As a business, your income from sponsorships, affiliate links, YouTube AdSense, and even gifted products (at their fair market value) is taxable. But—and this is a huge but—you can also deduct ordinary and necessary business expenses. Think camera gear, editing software, a portion of your home internet bill, even the cost of that cool backdrop you bought.
The key is to be meticulous. A shoebox full of receipts won’t cut it anymore. It feels tedious, I know. But tracking every stream of revenue is your new non-negotiable.
Digital Assets: The New Frontier of Tax Confusion
This is where it gets, well, interesting. Digital assets like cryptocurrencies and NFTs add a whole other layer. The IRS currently treats most cryptocurrencies as property, not currency. So, every single transaction can be a taxable event.
Cryptocurrency Payments & Trades
You get paid for a collaboration in Ethereum. That’s income, taxed at its value in U.S. dollars the day you receive it. Later, you use some of that Ethereum to buy a different coin. That’s a sale of property, potentially triggering a capital gain or loss based on how the Ethereum’s value changed since you got it. It’s a domino effect.
The NFT Tax Puzzle
NFTs are their own beast. Minting one? Might not be a taxable event until it sells. Buying one? You’ve just acquired a digital asset with a cost basis. Selling one for a profit? That’s a capital gain. And if you’re an artist creating and selling NFTs as a business, that income is likely subject to self-employment tax, too.
Honestly, the guidance here is still evolving.

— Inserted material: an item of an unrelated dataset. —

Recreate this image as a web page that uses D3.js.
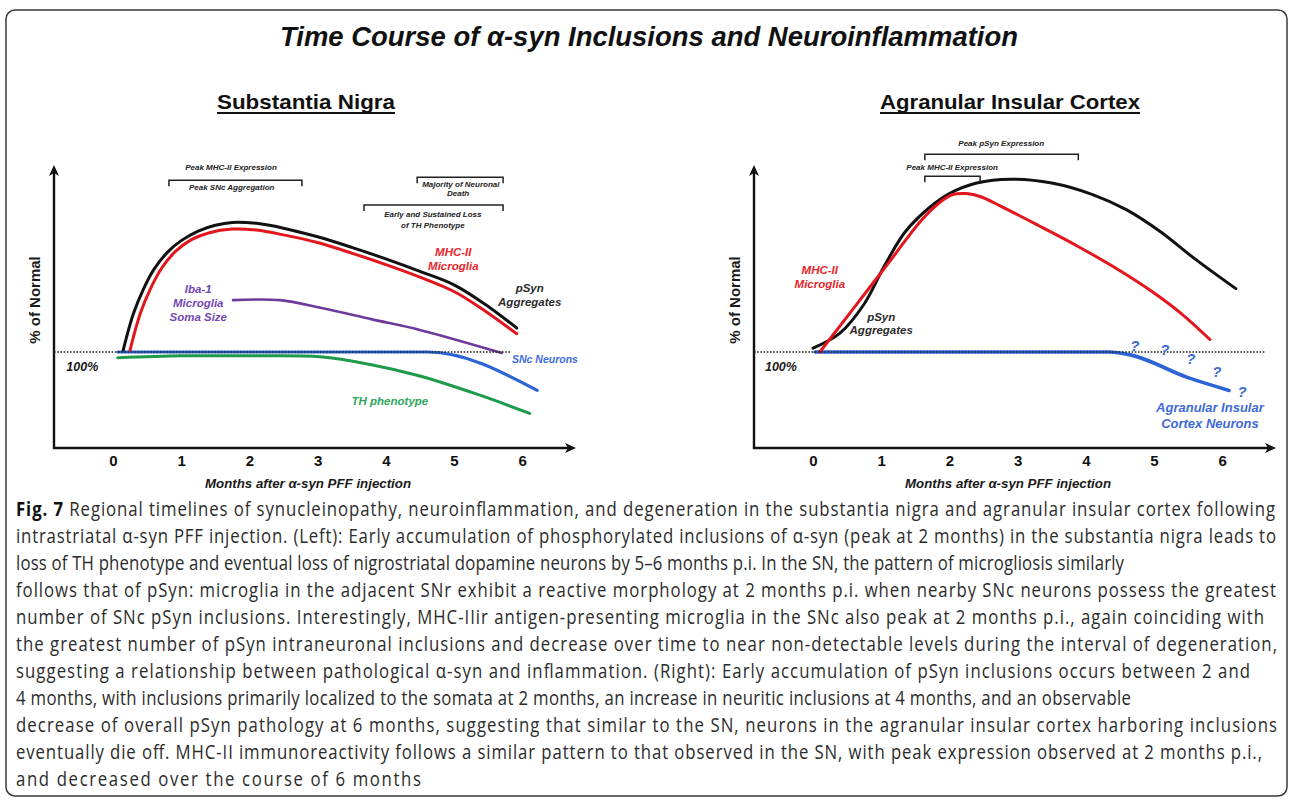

It’s a bit of the wild west, which means extra caution is needed.
Common Creator Income Streams and Their Tax Treatment
| Income Source | Likely Tax Treatment | Key Consideration |
| Platform Payouts (YouTube, Twitch, Substack) | Ordinary Business Income | Platforms may issue a 1099 form. You report even if you don’t get one. |
| Brand Sponsorships & Affiliate Commissions | Ordinary Business Income | Value of free products (“gifts”) is also taxable income. |
| Selling Digital Products (e-books, presets) | Ordinary Business Income | Cost of creation software is deductible. |
| Selling Physical Merchandise | Ordinary Business Income | You can deduct the cost of goods sold (COGS). |
| Crypto/NFT Received as Payment | Ordinary Income (at receipt value) | Plus potential capital gains when you later sell/trade that asset. |
| NFTs Created & Sold | Ordinary Business Income (or Capital Gain) | Depends on frequency and purpose—are you a trader or an artist? |
Smart Moves to Keep More of What You Earn
Don’t panic. A little proactive planning goes a very long way. Here are some practical steps to take control.
1. Separate and Conquer
Open a separate business bank account. Mixing personal and creator funds is asking for a nightmare at tax time. This one move simplifies everything.
2. Track Everything. Yes, Everything.
Use a simple spreadsheet or an app. Log every dollar and crypto coin in. Log every business-related purchase out. Capture the date, amount, and purpose. It’s boring, but it’s your financial shield.
3. Understand Estimated Quarterly Taxes
This catches most new creators off guard. If you expect to owe $1,000 or more in taxes for the year, you likely need to make estimated tax payments quarterly. You pay as you earn, not just once a year. Missing these can lead to penalties.
4. Know Your Deductions
You can deduct legitimate business expenses to lower your taxable income. Common ones for creators include:
- Home Office: A portion of rent/mortgage, utilities, if you have a dedicated workspace.
- Equipment & Software: Cameras, microphones, lighting, Adobe Creative Cloud, website hosting.
- Education: Courses, conferences, or books that improve your skills for your business.
- Marketing: Costs for running ads or boosting posts.
Just remember—keep those receipts. And when in doubt, consult a pro.
Looking Ahead: A System Playing Catch-Up
The current tax framework was built for factories and offices, not for global influencers paid in crypto or digital artists selling virtual land. The rules are, in fact, straining under the weight of innovation. Clarity on digital asset taxation for creators is still emerging, which means you have to be both compliant and adaptable.
Think of it this way: managing your taxes isn’t just about compliance. It’s about truly understanding the financial engine of your creative empire. It’s about sustainability. When you know where every dollar and digital token goes, you make better decisions. You invest in better gear. You can say no to low-ball offers. You build something that lasts.
The freedom of the creator economy comes with the responsibility of being your own CFO. It’s not the most glamorous part of the job, but mastering it—or finding a good accountant who gets the digital world—might just be the most empowering creative decision you make this year.